---------- Dataset section

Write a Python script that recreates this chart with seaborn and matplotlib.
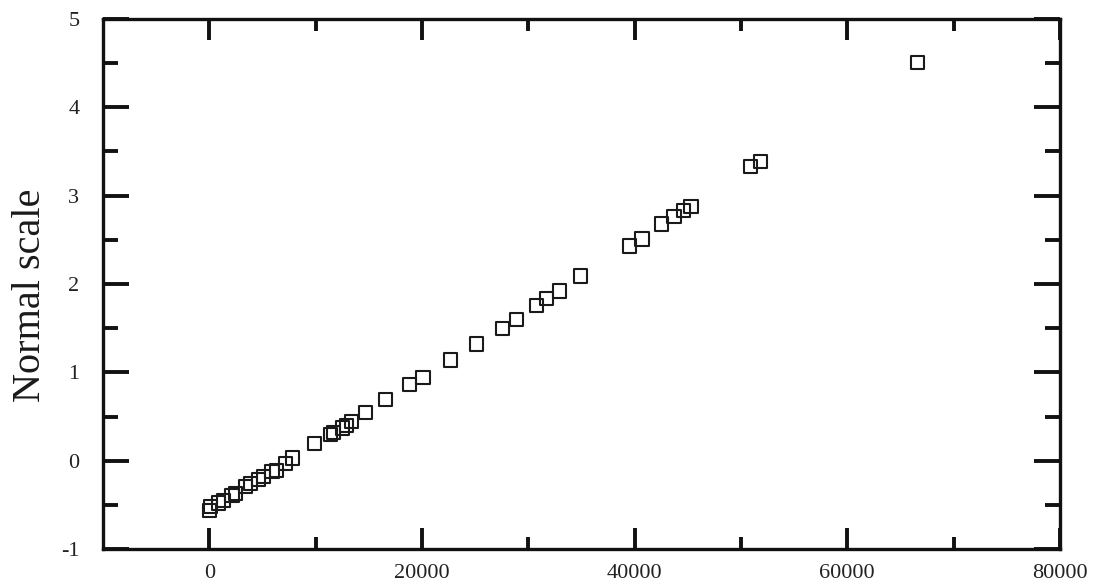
import matplotlib
matplotlib.use("Agg")
import matplotlib.pyplot as plt
import seaborn as sns
import numpy as np
import pandas as pd
from matplotlib.ticker import MultipleLocator, FixedLocator

# Data
x_values = [0, 100, 880, 1350, 2140, 2450, 3400, 3850, 4600, 5100, 5900, 6300,
            7200, 7800, 9900, 11400, 11700, 12500, 12900, 13400, 14700, 16600,
            18800, 20100, 22700, 25100, 27600, 28900, 30800, 31700, 32900,
            34900, 39500, 40700, 42500, 43700, 44600, 45300, 50900, 51800, 66600]
y_values = [-0.56, -0.52, -0.48, -0.45, -0.39, -0.37, -0.29, -0.26, -0.21, -0.18,
            -0.12, -0.11, -0.03, 0.03, 0.19, 0.30, 0.32, 0.37, 0.40, 0.44, 0.55,
            0.69, 0.86, 0.94, 1.14, 1.32, 1.50, 1.60, 1.76, 1.84, 1.92,
            2.09, 2.43, 2.51, 2.68, 2.76, 2.83, 2.88, 3.33, 3.39, 4.51]
x_major_ticks = [0, 20000, 40000, 60000, 80000]
x_minor_ticks = [10000, 30000, 50000, 70000]
x_tick_labels = ["0", "20000", "40000", "60000", "80000"]
y_major_ticks = [-1, 0, 1, 2, 3, 4, 5]
y_tick_labels = ["-1", "0", "1", "2", "3", "4", "5"]
y_label = "Normal scale"

df = pd.DataFrame({"x": x_values, "y": y_values})

sns.set_theme(style="white")
plt.rcParams["font.family"] = ["Liberation Serif", "DejaVu Serif"]

fig = plt.figure(figsize=(10.95, 5.87), dpi=100)
ax = fig.add_axes([0.094, 0.0647, 0.874, 0.903])

sns.scatterplot(data=df, x="x", y="y", ax=ax, marker="s", s=90,
                color="black", linewidth=1.5, zorder=3)
for coll in ax.collections:
    coll.set_facecolor("none")
    coll.set_edgecolor("#1a1a1a")
    coll.set_linewidth(1.5)

ax.set_xlim(-10000, 80000)
ax.set_ylim(-1, 5)
ax.set_xticks(x_major_ticks)
ax.set_xticklabels(x_tick_labels)
ax.xaxis.set_minor_locator(FixedLocator(x_minor_ticks))
ax.set_yticks(y_major_ticks)
ax.set_yticklabels(y_tick_labels)
ax.yaxis.set_minor_locator(MultipleLocator(0.5))

ax.set_xlabel("")
ax.set_ylabel(y_label, fontsize=29, color="#1a1a1a")
ax.yaxis.set_label_coords(-0.056, 0.479)

for sp in ax.spines.values():
    sp.set_linewidth(2.4)
    sp.set_color("#111111")

ax.tick_params(axis="x", which="major", direction="in", length=15, width=2.8,
               top=True, bottom=True, labelsize=16, pad=11, colors="#111111",
               labelcolor="#222222")
ax.tick_params(axis="x", which="minor", direction="in", length=8.6, width=2.8,
               top=True, bottom=True, colors="#111111")
ax.tick_params(axis="y", which="major", direction="in", length=18.5, width=2.8,
               left=True, right=True, labelsize=16, pad=17, colors="#111111",
               labelcolor="#222222")
ax.tick_params(axis="y", which="minor", direction="in", length=10.5, width=2.8,
               left=True, right=True, colors="#111111")
ax.grid(False)

fig.savefig("out.png", dpi=100)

--------------------

=== To be done ===
Using the data above, write out every line exactly, leaving the images behind.

=== Task answer ===
Write a Python script that recreates this chart with seaborn and matplotlib.
import matplotlib
matplotlib.use("Agg")
import matplotlib.pyplot as plt
import seaborn as sns
import numpy as np
import pandas as pd
from matplotlib.ticker import MultipleLocator, FixedLocator

# Data
x_values = [0, 100, 880, 1350, 2140, 2450, 3400, 3850, 4600, 5100, 5900, 6300,
            7200, 7800, 9900, 11400, 11700, 12500, 12900, 13400, 14700, 16600,
            18800, 20100, 22700, 25100, 27600, 28900, 30800, 31700, 32900,
            34900, 39500, 40700, 42500, 43700, 44600, 45300, 50900, 51800, 66600]
y_values = [-0.56, -0.52, -0.48, -0.45, -0.39, -0.37, -0.29, -0.26, -0.21, -0.18,
            -0.12, -0.11, -0.03, 0.03, 0.19, 0.30, 0.32, 0.37, 0.40, 0.44, 0.55,
            0.69, 0.86, 0.94, 1.14, 1.32, 1.50, 1.60, 1.76, 1.84, 1.92,
            2.09, 2.43, 2.51, 2.68, 2.76, 2.83, 2.88, 3.33, 3.39, 4.51]
x_major_ticks = [0, 20000, 40000, 60000, 80000]
x_minor_ticks = [10000, 30000, 50000, 70000]
x_tick_labels = ["0", "20000", "40000", "60000", "80000"]
y_major_ticks = [-1, 0, 1, 2, 3, 4, 5]
y_tick_labels = ["-1", "0", "1", "2", "3", "4", "5"]
y_label = "Normal scale"

df = pd.DataFrame({"x": x_values, "y": y_values})

sns.set_theme(style="white")
plt.rcParams["font.family"] = ["Liberation Serif", "DejaVu Serif"]

fig = plt.figure(figsize=(10.95, 5.87), dpi=100)
ax = fig.add_axes([0.094, 0.0647, 0.874, 0.903])

sns.scatterplot(data=df, x="x", y="y", ax=ax, marker="s", s=90,
                color="black", linewidth=1.5, zorder=3)
for coll in ax.collections:
    coll.set_facecolor("none")
    coll.set_edgecolor("#1a1a1a")
    coll.set_linewidth(1.5)

ax.set_xlim(-10000, 80000)
ax.set_ylim(-1, 5)
ax.set_xticks(x_major_ticks)
ax.set_xticklabels(x_tick_labels)
ax.xaxis.set_minor_locator(FixedLocator(x_minor_ticks))
ax.set_yticks(y_major_ticks)
ax.set_yticklabels(y_tick_labels)
ax.yaxis.set_minor_locator(MultipleLocator(0.5))

ax.set_xlabel("")
ax.set_ylabel(y_label, fontsize=29, color="#1a1a1a")
ax.yaxis.set_label_coords(-0.056, 0.479)

for sp in ax.spines.values():
    sp.set_linewidth(2.4)
    sp.set_color("#111111")

ax.tick_params(axis="x", which="major", direction="in", length=15, width=2.8,
               top=True, bottom=True, labelsize=16, pad=11, colors="#111111",
               labelcolor="#222222")
ax.tick_params(axis="x", which="minor", direction="in", length=8.6, width=2.8,
               top=True, bottom=True, colors="#111111")
ax.tick_params(axis="y", which="major", direction="in", length=18.5, width=2.8,
               left=True, right=True, labelsize=16, pad=17, colors="#111111",
               labelcolor="#222222")
ax.tick_params(axis="y", which="minor", direction="in", length=10.5, width=2.8,
               left=True, right=True, colors="#111111")
ax.grid(False)

fig.savefig("out.png", dpi=100)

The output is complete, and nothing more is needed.